- 1-1/2 cups finely diced green peppers
- 3 tablespoons olive oil, divided
- 2 tablespoons active dry yeast
- 1/2 cup warm water (110° to 115°)
- 1 teaspoon sugar
- 1 cup 2% milk
- 2 tablespoons honey
- 1-1/2 teaspoons salt
- 1-1/2 cups (6 ounces) shredded cheddar cheese
- 3 eggs
- 4-1/2 cups all-purpose flour
- 1/2 cup toasted wheat germ
- 1 tablespoon water
- In a small skillet, saute peppers in 1 tablespoon oil for 15 minutes or until tender; set aside.
- In a large bowl, dissolve the yeast and sugar in warm water; let stand for 5 minutes. In a large saucepan, heat the milk, honey, salt and remaining oil to 110°-115°. Remove from the heat; stir in the cheese. Stir in 2 eggs and reserved peppers; add to yeast mixture. Add 2 cups flour and wheat germ; beat until smooth. Sir in enough remaining flour to form a soft dough. Do not knead. Cover and let rise in a warm place until doubled, about 1 hour.
- Punch dough down; spoon into two greased 8-in. x 4-in. loaf pans. Cover and let rise until doubled, about 1 hour.
- Beat water and remaining egg; brush over loaves. Bake at 375° for 25-30 minutes or until golden brown. Yield: 2 loaves (12 slices each).
Reviews for Pepper Cheese Bread
"great! enjoyed by all."
"This was quick and easy and tasted excellent with bean soup. I used rapid rise yeast so only had to raise it once and replaced wheat germ with cornmeal because that was what was on hand."
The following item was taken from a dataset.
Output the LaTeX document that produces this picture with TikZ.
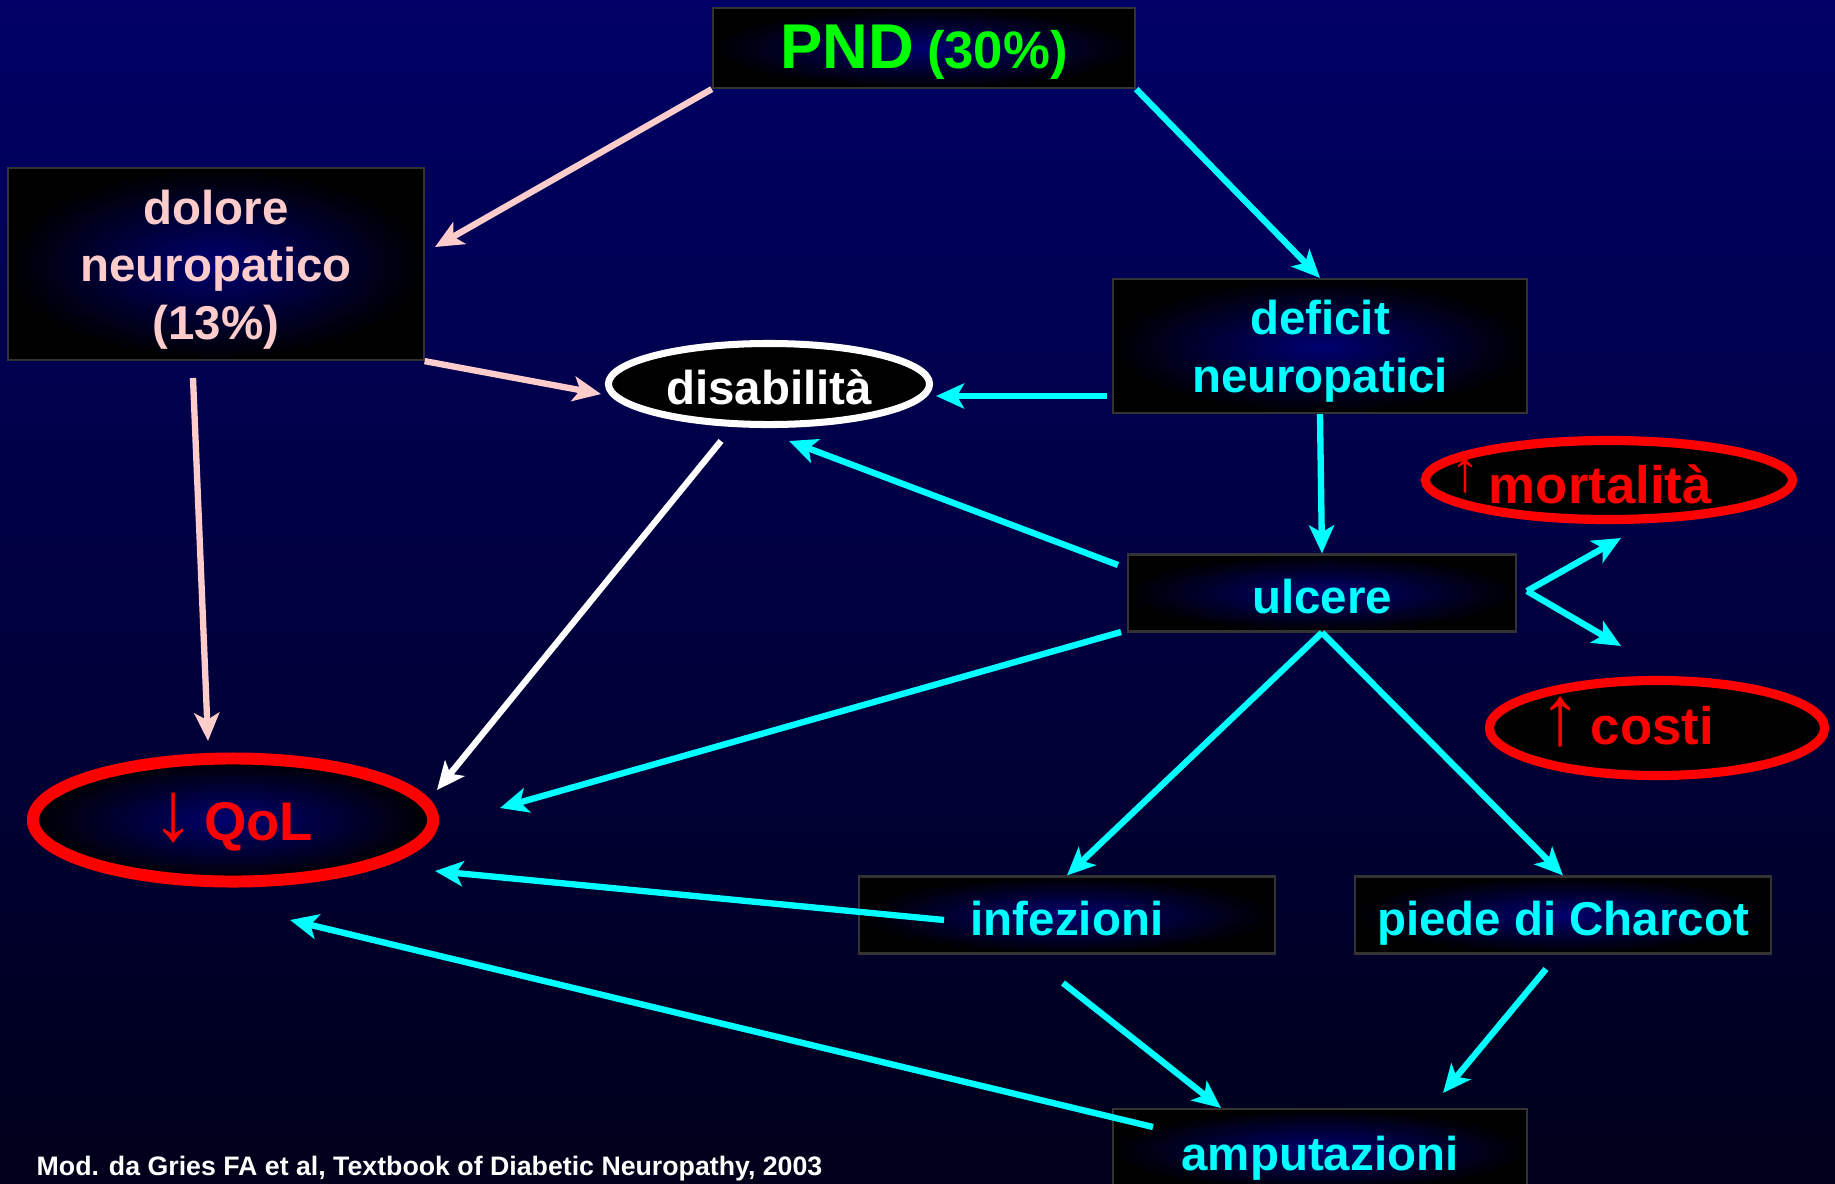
\documentclass[tikz,border=0pt]{standalone}
\usepackage{fontspec}
\setmainfont{Liberation Sans}
\usetikzlibrary{shapes.geometric,arrows.meta}

\definecolor{navytop}{RGB}{0,0,102}
\definecolor{navybottom}{RGB}{0,0,26}
\definecolor{glow}{RGB}{0,0,112}
\definecolor{aqua}{RGB}{0,255,255}
\definecolor{rosy}{RGB}{255,204,204}
\definecolor{pndgreen}{RGB}{0,255,0}
\definecolor{alarm}{RGB}{255,0,0}

\begin{document}
\begin{tikzpicture}[x=0.01cm,y=-0.01cm,
    box/.style ={rectangle, inner sep=0pt, inner color=glow, outer color=black,
                 draw=gray!40!black, line width=0.6pt, align=center,
                 text height=0.45cm, text depth=0.05cm,
                 font=\bfseries\fontsize{13.5}{16.3}\selectfont},
    ring/.style ={ellipse, inner sep=0pt, text height=0.45cm, text depth=0.05cm,
                  font=\bfseries\fontsize{15}{18}\selectfont},
    link/.style ={line width=1.8pt, -{Stealth[length=0.28cm,width=0.25cm,inset=0.07cm]}},
    pinklink/.style ={link, color=rosy},
    cyanlink/.style ={link, color=aqua},
    whitelink/.style ={link, color=white}]

   \useasboundingbox (0,0) rectangle (1835,1184);
   \clip (0,0) rectangle (1835,1184);
   \shade[top color=navytop, bottom color=navybottom] (0,0) rectangle (1835,1184);

   \node[box, text=pndgreen, minimum width=4.22cm, minimum height=0.80cm] (pnd) at (924,48)
      {{\fontsize{18}{20}\selectfont PND} {\fontsize{15}{18}\selectfont (30\%)}};
   \node[box, text=rosy, minimum width=4.15cm, minimum height=1.92cm,
         text height=1.6cm, text depth=0.1cm] (dolore) at (216,264)
      {dolore\\neuropatico\\(13\%)};
   \node[box, text=aqua, minimum width=4.14cm, minimum height=1.34cm,
         text height=1.02cm, text depth=0.1cm] (deficit) at (1320,346)
      {deficit\\neuropatici};
   \node[box, text=aqua, minimum width=3.88cm, minimum height=0.77cm] (ulcere) at (1322,593) {ulcere};
   \node[box, text=aqua, minimum width=4.15cm, minimum height=0.77cm] (infezioni) at (1067,915) {infezioni};
   \node[box, text=aqua, minimum width=4.16cm, minimum height=0.77cm] (charcot) at (1563,915) {piede di Charcot};
   \node[box, text=aqua, minimum width=4.14cm, minimum height=0.82cm] (amputazioni) at (1320,1150) {amputazioni};

   \node[ring, fill=black, draw=white, line width=2pt, text=white, minimum width=3.21cm,
         minimum height=0.81cm, font=\bfseries\fontsize{13.5}{16}\selectfont] (disabilita) at (769,384)
      {\makebox[0pt]{disabilità}};
   \node[ring, fill=black, draw=alarm, line width=2.6pt, text=alarm, minimum width=3.67cm,
         minimum height=0.79cm, text height=0.5cm, text depth=0.04cm] (mortalita) at (1609,480)
      {\makebox[0pt]{{\mdseries\fontsize{17}{17}\selectfont\raisebox{0.12cm}{↑}}\,mortalità\hspace*{0.56cm}}};
   \node[ring, fill=black, draw=alarm, line width=2.6pt, text=alarm, minimum width=3.35cm,
         minimum height=0.95cm, text height=0.37cm] (costi) at (1657,728)
      {\makebox[0pt]{{\mdseries\fontsize{24}{24}\selectfont ↑}\,costi\hspace*{0.6cm}}};
   \node[ring, inner color=glow, outer color=black, draw=alarm, line width=3.4pt, text=alarm,
         minimum width=4.0cm, minimum height=1.23cm,
         font=\bfseries\fontsize{15.5}{18}\selectfont] (qol) at (233,820)
      {\makebox[0pt]{{\mdseries\fontsize{24}{24}\selectfont ↓}\,QoL}};

   \node[anchor=west, inner sep=0pt, text=white, font=\bfseries\fontsize{7.6}{9}\selectfont] (fonte) at (36,1169)
      {Mod. da Gries FA et al, Textbook of Diabetic Neuropathy, 2003};

   \draw[pinklink] (pnd.south west) -- ([shift={(219,-17)}]dolore.center);
   \draw[cyanlink] (pnd.south east) -- (deficit.north);
   \draw[pinklink] (dolore.south east) -- ([shift={(-168,10)}]disabilita.center);
   \draw[pinklink] ([shift={(-23,114)}]dolore.center) -- ([shift={(-25,-79)}]qol.center);
   \draw[cyanlink] ([shift={(-213,50)}]deficit.center) -- ([shift={(167,12)}]disabilita.center);
   \draw[cyanlink] (deficit.south) -- (ulcere.north);
   \draw[cyanlink] ([shift={(-204,-28)}]ulcere.center) -- ([shift={(20,57)}]disabilita.center);
   \draw[whitelink] ([shift={(-48,57)}]disabilita.center) -- ([shift={(204,-30)}]qol.center);
   \draw[cyanlink] ([shift={(-201,39)}]ulcere.center) -- ([shift={(267,-12)}]qol.center);
   \draw[cyanlink] ([shift={(205,-2)}]ulcere.center) -- ([shift={(12,58)}]mortalita.center);
   \draw[cyanlink] ([shift={(205,-2)}]ulcere.center) -- ([shift={(-36,-82)}]costi.center);
   \draw[cyanlink] (ulcere.south) -- (infezioni.north);
   \draw[cyanlink] (ulcere.south) -- (charcot.north);
   \draw[cyanlink] ([shift={(-123,5)}]infezioni.center) -- ([shift={(202,51)}]qol.center);
   \draw[cyanlink] ([shift={(-167,-23)}]amputazioni.center) -- ([shift={(57,100)}]qol.center);
   \draw[cyanlink] ([shift={(-4,68)}]infezioni.center) -- ([shift={(-99,-42)}]amputazioni.center);
   \draw[cyanlink] ([shift={(-17,54)}]charcot.center) -- ([shift={(123,-57)}]amputazioni.center);
\end{tikzpicture}
\end{document}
"I used whole wheat flour instead of wheat germ. I also sautéed about 8small jalapeños instead of green peppers. The bread was delicious. Will definitely make this again."
"My family loves it...."
"This recipe really showcases the flavors of the green peppers and cheddar cheese. I like to use sharp cheddar. When we have a bumper crop of peppers, this is a delicious way to use them."
"Can this be made in a bread machine?"
"Is the wheat germ really necessary? What does it add? Can I substitute more flour or other ingredient?"